The R-Squared statistic is commonly reported when using regression analysis. At its simplest, the R-Squared stat is a proportion (that is, a number between 0-1) that tells you how much of the variance, or change, in one quantitative variable can be explained by another. An example: suppose you’re a teacher who assigns four major papers each semester, and you’re interested in which of the essays can best predict, or explain, student performance in the class overall. For this, you’d regress student performances on one of the assignments on their final course grades. Some percentage of the variance in your Y variable (final course grades) will be explained by performance in your X variable (one of your assignments). This can give you a (rough) idea of which of your assignments most comprehensively tests the outcomes for which your whole course is designed to measure. (R-Squared proportions are often low but still instructive.)

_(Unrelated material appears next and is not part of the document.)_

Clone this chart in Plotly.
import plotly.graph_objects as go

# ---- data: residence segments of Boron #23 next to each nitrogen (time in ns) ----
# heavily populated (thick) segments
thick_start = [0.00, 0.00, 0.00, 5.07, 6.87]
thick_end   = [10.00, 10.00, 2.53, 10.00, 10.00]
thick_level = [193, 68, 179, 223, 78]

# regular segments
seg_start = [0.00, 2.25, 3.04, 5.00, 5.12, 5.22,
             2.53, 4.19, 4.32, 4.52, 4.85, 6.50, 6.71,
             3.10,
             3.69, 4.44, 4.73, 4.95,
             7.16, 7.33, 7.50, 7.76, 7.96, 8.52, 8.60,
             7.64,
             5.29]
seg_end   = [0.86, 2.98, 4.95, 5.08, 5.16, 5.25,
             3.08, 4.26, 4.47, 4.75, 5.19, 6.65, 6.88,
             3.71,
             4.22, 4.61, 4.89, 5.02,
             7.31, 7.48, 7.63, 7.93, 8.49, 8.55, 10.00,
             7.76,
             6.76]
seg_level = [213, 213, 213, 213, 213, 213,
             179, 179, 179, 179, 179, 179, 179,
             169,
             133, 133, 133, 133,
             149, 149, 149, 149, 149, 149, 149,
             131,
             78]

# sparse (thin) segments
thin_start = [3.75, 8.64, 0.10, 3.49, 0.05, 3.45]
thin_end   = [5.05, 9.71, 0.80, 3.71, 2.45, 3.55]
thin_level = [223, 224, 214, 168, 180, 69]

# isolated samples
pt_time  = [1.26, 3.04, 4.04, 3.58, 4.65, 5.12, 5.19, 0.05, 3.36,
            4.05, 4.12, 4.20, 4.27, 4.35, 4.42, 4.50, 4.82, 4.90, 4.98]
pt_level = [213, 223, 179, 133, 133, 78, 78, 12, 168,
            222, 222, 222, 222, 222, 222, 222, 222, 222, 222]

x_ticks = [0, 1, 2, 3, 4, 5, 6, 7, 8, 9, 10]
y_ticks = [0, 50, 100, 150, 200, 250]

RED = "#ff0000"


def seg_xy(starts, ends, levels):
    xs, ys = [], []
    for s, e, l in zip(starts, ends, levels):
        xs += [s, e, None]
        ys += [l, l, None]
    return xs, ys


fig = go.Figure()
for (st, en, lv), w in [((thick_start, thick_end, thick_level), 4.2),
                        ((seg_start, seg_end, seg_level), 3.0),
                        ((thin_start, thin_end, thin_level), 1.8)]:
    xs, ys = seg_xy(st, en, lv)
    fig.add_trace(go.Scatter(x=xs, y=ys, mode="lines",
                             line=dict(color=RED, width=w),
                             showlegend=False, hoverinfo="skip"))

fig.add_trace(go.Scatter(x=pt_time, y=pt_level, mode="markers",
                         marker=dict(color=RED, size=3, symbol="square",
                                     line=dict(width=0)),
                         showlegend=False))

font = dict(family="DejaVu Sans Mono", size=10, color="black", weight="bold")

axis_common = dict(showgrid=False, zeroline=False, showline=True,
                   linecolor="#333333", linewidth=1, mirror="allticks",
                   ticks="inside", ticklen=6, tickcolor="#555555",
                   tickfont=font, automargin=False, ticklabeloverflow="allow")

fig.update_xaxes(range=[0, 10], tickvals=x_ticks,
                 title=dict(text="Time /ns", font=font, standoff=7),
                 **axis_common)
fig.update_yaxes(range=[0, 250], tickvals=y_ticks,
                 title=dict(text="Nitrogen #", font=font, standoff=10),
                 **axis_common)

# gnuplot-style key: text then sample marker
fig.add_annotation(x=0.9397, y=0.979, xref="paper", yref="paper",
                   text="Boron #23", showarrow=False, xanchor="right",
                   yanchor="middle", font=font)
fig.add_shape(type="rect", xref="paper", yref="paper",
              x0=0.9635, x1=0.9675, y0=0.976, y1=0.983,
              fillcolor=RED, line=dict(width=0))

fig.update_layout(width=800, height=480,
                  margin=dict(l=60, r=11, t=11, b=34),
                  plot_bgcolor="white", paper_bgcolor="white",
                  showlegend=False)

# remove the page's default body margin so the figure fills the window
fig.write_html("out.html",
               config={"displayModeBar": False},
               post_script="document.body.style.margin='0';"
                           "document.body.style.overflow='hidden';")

If we extend the transfer/map metaphor, R-Squared is like the highways on a map–it can help us find more or less efficient routes, or combinations of routes, to get where we want to go.

Effect Size, or Cohen’s d


Effect Size is a great statistic, because its units are standard deviations. This means Effect Sizes can be reported and compared across studies. Effect Sizes are thus often used in Meta-Analyses, one of the most powerful research techniques we have. At the risk of oversimplification, Effect Size is important because it takes statistical significance one step further. Many fret over whether a result in an experiment, like the test of an educational intervention, is statistically significant. This just means: if we observe a difference between the control and experimental group, what is the likelihood that the difference is simply due to chance? If the likelihood falls below a certain threshold (which we arbitrarily set, usually 5%, but that’s a different discussion), then we say the result is statistically significant and very likely real and not due to chance. However, some difference being statistically real doesn’t tell us much else about it, like how big of a difference it is. This is where Effect Sizes come in.

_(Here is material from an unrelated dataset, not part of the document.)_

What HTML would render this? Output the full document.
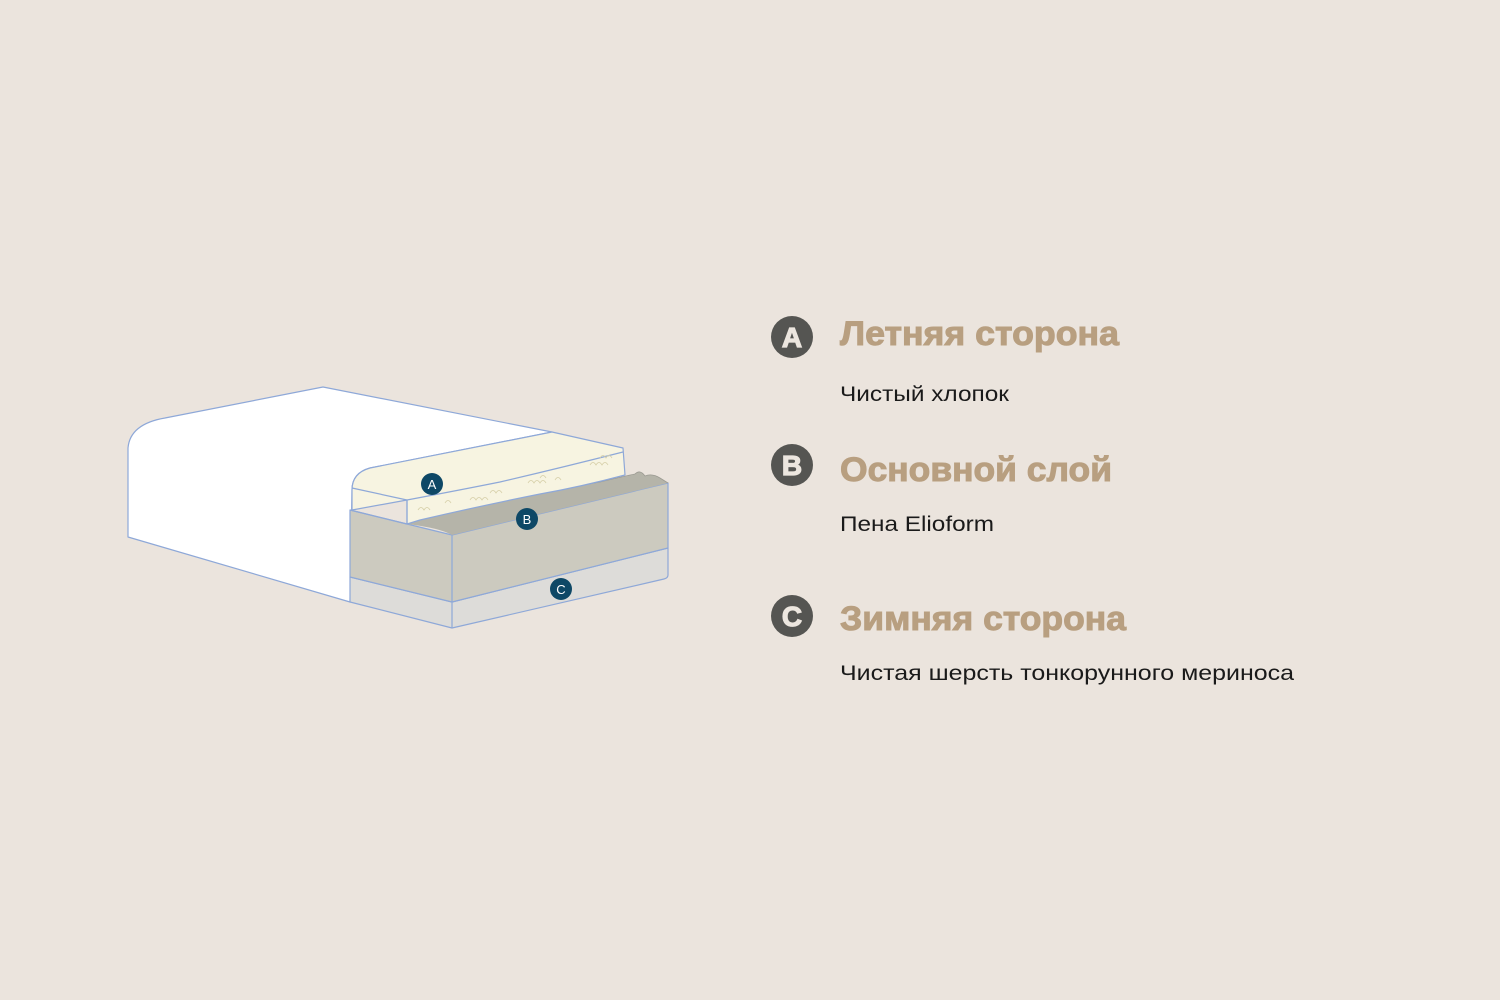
<!DOCTYPE html>
<html><head><meta charset="utf-8"><style>
html,body{margin:0;padding:0;background:#ebe4dd;}
svg{display:block}
</style></head><body>
<svg width="1500" height="1000" viewBox="0 0 1500 1000" xmlns="http://www.w3.org/2000/svg">
<rect width="1500" height="1000" fill="#ebe4dd"/>
<g stroke="#8ea8d8" stroke-width="1.2" stroke-linejoin="round">
  <path d="M128,537 L128,448 Q130,424 165,418 L323,387 L552,432 L370,468 Q352,473 352,490 L350,602 Z" fill="#ffffff"/>
  <path d="M350,577 L452,602 L668,548 L668,575 Q668,578 664,579 L452,628 L350,602 Z" fill="#dddcd9"/>
  <line x1="452" y1="602" x2="452" y2="628"/>
  <path d="M350,510 L407,524 L452,535 L668,483 L668,548 L452,602 L350,577 Z" fill="#cccabf"/>
  <line x1="452" y1="535" x2="452" y2="602"/>
  <path d="M407,524 Q430,514 455,512 Q480,506 520,497 Q560,489 600,482 Q625,476 635,474 Q640,469 645,476 Q652,473 660,478 L668,483 L452,535 Q440,528 407,524 Z" fill="#b5b4a9" stroke="none"/>
  <path d="M407,524 Q430,514 455,512 Q480,506 520,497 Q560,489 600,482 Q625,476 635,474 Q640,469 645,476 Q652,473 660,478 L668,483" fill="none" stroke="#9b9a92" stroke-width="0.8"/>
  <path d="M370,468 L552,432 L623,448 L625,475 Q580,487 540,494 Q480,506 420,520 L407,524 L407,500 L352,510 L352,490 Q352,473 370,468 Z" fill="#f7f4e1"/>
  <path d="M352,488 L407,500 Q460,490 500,482 Q560,468 623,452" fill="none"/>
  <line x1="407" y1="500" x2="407" y2="524"/>
  <line x1="350" y1="510" x2="407" y2="524"/>
</g>
<g fill="none" stroke="#d6cfa8" stroke-width="0.8">
  <path d="M418,510 q3,-5 6,0 q3,-5 6,0"/><path d="M445,503 q3,-5 6,0"/><path d="M470,500 q3,-5 6,0 q3,-5 6,0 q3,-5 6,0"/>
  <path d="M490,493 q3,-5 6,0 q3,-5 6,0"/><path d="M528,483 q3,-5 6,0 q3,-5 6,0 q3,-5 6,0"/><path d="M555,480 q3,-5 6,0"/>
  <path d="M590,465 q3,-5 6,0 q3,-5 6,0 q3,-5 6,0"/><path d="M600,458 q3,-5 6,0 q3,-5 6,0"/><path d="M540,478 q3,-5 6,0"/>
</g>
<g font-family="Liberation Sans, sans-serif" font-size="13" fill="#fff" text-anchor="middle">
  <circle cx="432" cy="484" r="11" fill="#0e4866"/><text x="432" y="489">A</text>
  <circle cx="527" cy="519" r="11" fill="#0e4866"/><text x="527" y="524">B</text>
  <circle cx="561" cy="589" r="11" fill="#0e4866"/><text x="561" y="594">C</text>
</g>
<g font-family="Liberation Sans, sans-serif" font-weight="bold" font-size="28" fill="#ece6df" stroke="#ece6df" stroke-width="1.2" text-anchor="middle">
  <circle cx="792" cy="337" r="21" fill="#555552" stroke="none"/><text x="792" y="347">A</text>
  <circle cx="792" cy="465" r="21" fill="#555552" stroke="none"/><text x="792" y="475">B</text>
  <circle cx="792" cy="616" r="21" fill="#555552" stroke="none"/><text x="792" y="626">C</text>
</g>
<g font-family="Liberation Sans, sans-serif" font-weight="bold" font-size="34" fill="#b89f80" stroke="#b89f80" stroke-width="1">
  <text x="840" y="345" textLength="279" lengthAdjust="spacingAndGlyphs">Летняя сторона</text>
  <text x="840" y="481" textLength="272" lengthAdjust="spacingAndGlyphs">Основной слой</text>
  <text x="840" y="630" textLength="286" lengthAdjust="spacingAndGlyphs">Зимняя сторона</text>
</g>
<g font-family="Liberation Sans, sans-serif" font-size="21" fill="#1a1a1a">
  <text x="840" y="401" textLength="169" lengthAdjust="spacingAndGlyphs">Чистый хлопок</text>
  <text x="840" y="531" textLength="154" lengthAdjust="spacingAndGlyphs">Пена Elioform</text>
  <text x="840" y="680" textLength="454" lengthAdjust="spacingAndGlyphs">Чистая шерсть тонкорунного мериноса</text>
</g>
</svg>
</body></html>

An Effect Size can tell us how much of a difference our intervention makes. An example: suppose you develop a new homework reading technique for your students and you test it against a control group, which will be based on performance on a later reading comprehension test. If the group means (experimental vs. control group) differ significantly, great! But don’t stop there. You can also calculate the Effect Size to see just how much they differ–and, as mentioned, Effect Size units are standard deviations! So you are able say something like: my new homework reading technique is so effective that a student testing at the 50th percentile in a different class will test about one standard deviation higher in my course, around the 84th percentile.

If we again extend the transfer/map metaphor, Effect Size helps us find the really good places to visit, or transfer to. It’s like a map of the best vacation spots. After all, most of us would rather visit the beach than North Dakota in the winter, so it’s good to know where’s worth going (for certain purposes).

Stats can help teachers

Basically, what I tried to argue in my talk is not that quantitative methods/analysis are superior, but that they can do a lot of cool things, and that they are particularly important for building maps. Maps are, after all, inherently approximate and generalized, just like grades and student performance on tests and any kind of quantitative measure are merely approximations. Maps are indeed limited in many ways: looking at a (Google street) map of Paris, for instance, obviously pales in comparison to staring up at the Palace of Versailles in person. But looking at a map beforehand can help you get around once you do visit. It’s the same with quantitative measures of learning. They can help us get a lay of the land, which then allows us to use our pedagogical experience and expertise to attend to the particular subtleties of each class and each student. Teachers are experimenters, after all, and each class, each semester, is a sample of students whose mean knowledge we hope is statistically significantly and sizably improved by the end of the course.